Vadim Stepanov, head of leading Russian shoe manufacturer Tervolina, has been detained on suspicion of defrauding the government out of more than 3 billion rubles ($120 million) worth of land along the elite Rublyovo-Uspenskoye Shosse, the Interior Ministry said Monday.

Moscow's Tverskoi District Court will decide Tuesday whether Stepanov should remain in custody during an investigation of the cases, the court's press office said.

The court issued a warrant for his arrest Friday, and Stepanov turned himself in Saturday.

Investigators also carried out a search of Tervolina's offices near the Polezhayevskaya metro station from 7 p.m. Friday to 11 a.m. Saturday, confiscating "several boxes of documents," a law enforcement source said, Interfax reported.

Tervolina's press office and sources within the company refused to comment on the case Monday.

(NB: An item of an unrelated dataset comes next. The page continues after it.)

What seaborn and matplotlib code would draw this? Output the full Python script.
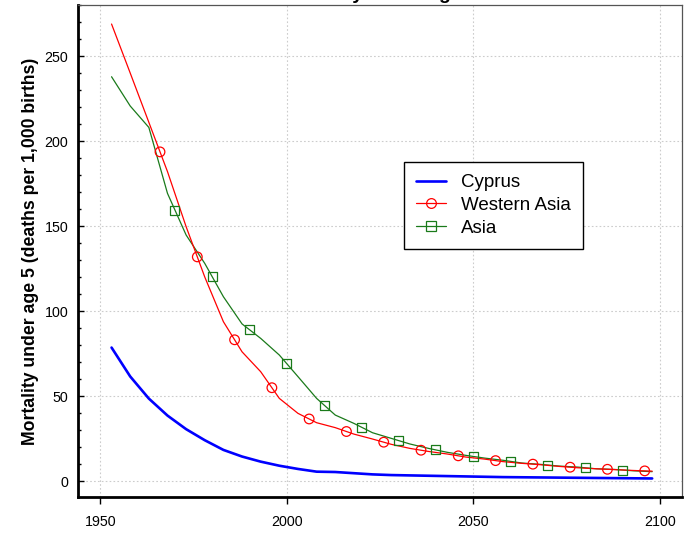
import numpy as np
import pandas as pd
import matplotlib
matplotlib.use("Agg")
import matplotlib.pyplot as plt
import seaborn as sns
from matplotlib.lines import Line2D
from matplotlib.ticker import MultipleLocator

years = [1953, 1958, 1963, 1968, 1973, 1978, 1983, 1988, 1993, 1998,
         2003, 2008, 2013, 2018, 2023, 2028, 2033, 2038, 2043, 2048,
         2053, 2058, 2063, 2068, 2073, 2078, 2083, 2088, 2093, 2098]
cyprus = [78.5, 61.5, 48.5, 38.5, 30.5, 24.0, 18.3, 14.4, 11.4, 9.0,
          7.1, 5.5, 5.3, 4.6, 3.9, 3.5, 3.3, 3.1, 2.9, 2.7,
          2.5, 2.3, 2.2, 2.1, 2.0, 1.9, 1.8, 1.7, 1.6, 1.5]
western_asia = [268.8, 240.0, 211.0, 182.0, 149.6, 120.0, 93.7, 76.0, 64.3, 48.6,
                39.8, 34.3, 31.4, 27.6, 24.7, 21.6, 19.2, 17.4, 15.9, 14.1,
                12.9, 11.4, 10.4, 9.6, 8.6, 7.8, 7.2, 6.7, 6.2, 5.8]
asia = [237.8, 220.6, 208.0, 169.2, 144.7, 128.0, 108.4, 92.4, 83.9, 74.1,
        61.4, 48.6, 38.8, 33.9, 28.4, 25.1, 21.8, 19.2, 16.9, 15.1,
        13.5, 12.2, 10.6, 9.8, 8.8, 8.2, 7.2, 6.8, 6.0, 5.5]
series_names = ["Cyprus", "Western Asia", "Asia"]
wa_marker_years = [1966, 1976, 1986, 1996, 2006, 2016, 2026, 2036, 2046, 2056, 2066, 2076, 2086, 2096]
asia_marker_years = [1970, 1980, 1990, 2000, 2010, 2020, 2030, 2040, 2050, 2060, 2070, 2080, 2090]
x_ticks = [1950, 2000, 2050, 2100]
y_ticks = [0, 50, 100, 150, 200, 250]
title = "Mortality under age 5"
ylabel = "Mortality under age 5 (deaths per 1,000 births)"

sns.set_theme(style="white")
plt.rcParams["font.family"] = ["Liberation Sans", "DejaVu Sans"]
plt.rcParams["text.color"] = "black"
plt.rcParams["axes.labelcolor"] = "black"
plt.rcParams["xtick.color"] = "black"
plt.rcParams["ytick.color"] = "black"

colors = {"Cyprus": "#0000ff", "Western Asia": "#ff0000", "Asia": "#1a7a1a"}

df = pd.DataFrame({
    "year": years * 3,
    "value": cyprus + western_asia + asia,
    "region": [series_names[0]] * len(years) + [series_names[1]] * len(years) + [series_names[2]] * len(years),
})

fig = plt.figure(figsize=(6.95, 5.33), dpi=100)
ax = fig.add_axes([78 / 695, 1 - 497 / 533, (682 - 78) / 695, (497 - 5) / 533])

for name, lw, z in [("Asia", 0.9, 3), ("Western Asia", 0.9, 4), ("Cyprus", 1.9, 5)]:
    sub = df[df["region"] == name]
    sns.lineplot(data=sub, x="year", y="value", color=colors[name], linewidth=lw,
                 ax=ax, zorder=z, legend=False)

wa_mk = pd.DataFrame({"year": wa_marker_years,
                      "value": np.interp(wa_marker_years, years, western_asia)})
as_mk = pd.DataFrame({"year": asia_marker_years,
                      "value": np.interp(asia_marker_years, years, asia)})
sns.scatterplot(data=as_mk, x="year", y="value", marker="s", s=42, facecolor="none",
                edgecolor=colors["Asia"], linewidth=0.9, ax=ax, zorder=6, legend=False)
sns.scatterplot(data=wa_mk, x="year", y="value", marker="o", s=48, facecolor="none",
                edgecolor=colors["Western Asia"], linewidth=0.9, ax=ax, zorder=6, legend=False)

ax.set_xlim(1944, 2106)
ax.set_ylim(-9.4, 280)
ax.set_xticks(x_ticks)
ax.set_xticklabels([str(t) for t in x_ticks])
ax.set_yticks(y_ticks)
ax.set_yticklabels([str(t) for t in y_ticks])
ax.yaxis.set_minor_locator(MultipleLocator(10))
ax.grid(True, which="major", color="#cccccc", linestyle=(0, (1.5, 2)), linewidth=0.8)
ax.set_axisbelow(True)

ax.tick_params(axis="y", which="major", direction="in", length=4.5, width=1, color="black",
               labelcolor="black", labelsize=10.3, pad=7, left=True)
ax.tick_params(axis="y", which="minor", direction="in", length=2.5, width=1, color="black", left=True)
ax.tick_params(axis="x", which="major", direction="out", length=5, width=1, color="black",
               labelcolor="black", labelsize=10.3, pad=8, bottom=True)
for side in ["left", "bottom"]:
    ax.spines[side].set_color("black")
    ax.spines[side].set_linewidth(2)
for side in ["top", "right"]:
    ax.spines[side].set_color("#555555")
    ax.spines[side].set_linewidth(0.9)

ax.set_xlabel("")
ax.set_ylabel(ylabel, fontsize=12.7, fontweight="bold", labelpad=4, color="black")

handles = [
    Line2D([], [], color=colors["Cyprus"], linewidth=1.9),
    Line2D([], [], color=colors["Western Asia"], linewidth=0.9, marker="o", markersize=7,
           markerfacecolor="none", markeredgewidth=0.9),
    Line2D([], [], color=colors["Asia"], linewidth=0.9, marker="s", markersize=6.5,
           markerfacecolor="none", markeredgewidth=0.9),
]
leg = ax.legend(handles, series_names, loc="upper left", bbox_to_anchor=(0.540, 0.681),
                borderaxespad=0, fontsize=13.5, frameon=True, fancybox=False,
                edgecolor="black", framealpha=1, handlelength=1.6, handletextpad=0.8,
                labelspacing=0.3, borderpad=0.65)
leg.get_frame().set_linewidth(1.0)
for t in leg.get_texts():
    t.set_color("black")

fig.text(0.547, 1.002, title, ha="center", va="baseline", fontsize=14, fontweight="bold",
         color="black")

fig.savefig("out.png", dpi=100)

If charged and convicted, Stepanov could face up to three years in prison.

Sergei Brovchenko, Stepanov's lawyer, said he "had been expecting this course of events since last year," when a fraud investigation was opened in October, Kommersant reported.

That investigation was opened after an inventory of state-owned forestland by the Federal Inspection Service for Natural Resources Use near the elite settlement of Nikolina Gora found that more than 26 hectares of forestland near a dacha cooperative had been transferred to private ownership illegally, the Interior Ministry said in a statement.

The ministry said that after the co-op, which was still state-owned, took over the forestland in 2003, it turned to Stepanov to help privatize the property in exchange for part of the land.

Stepanov arranged to have the property transferred to a group of retirees and ex-soldiers, some of whom were entitled to receive such lands according to federal legislation.

On the same day, he filed documents registering their sale of the same property for a sum of $400 each, the Interior Ministry said.

Tervolina operates more than 100 shoe stores in major Russian cities and some former Soviet republics and employs more than 1,200 people.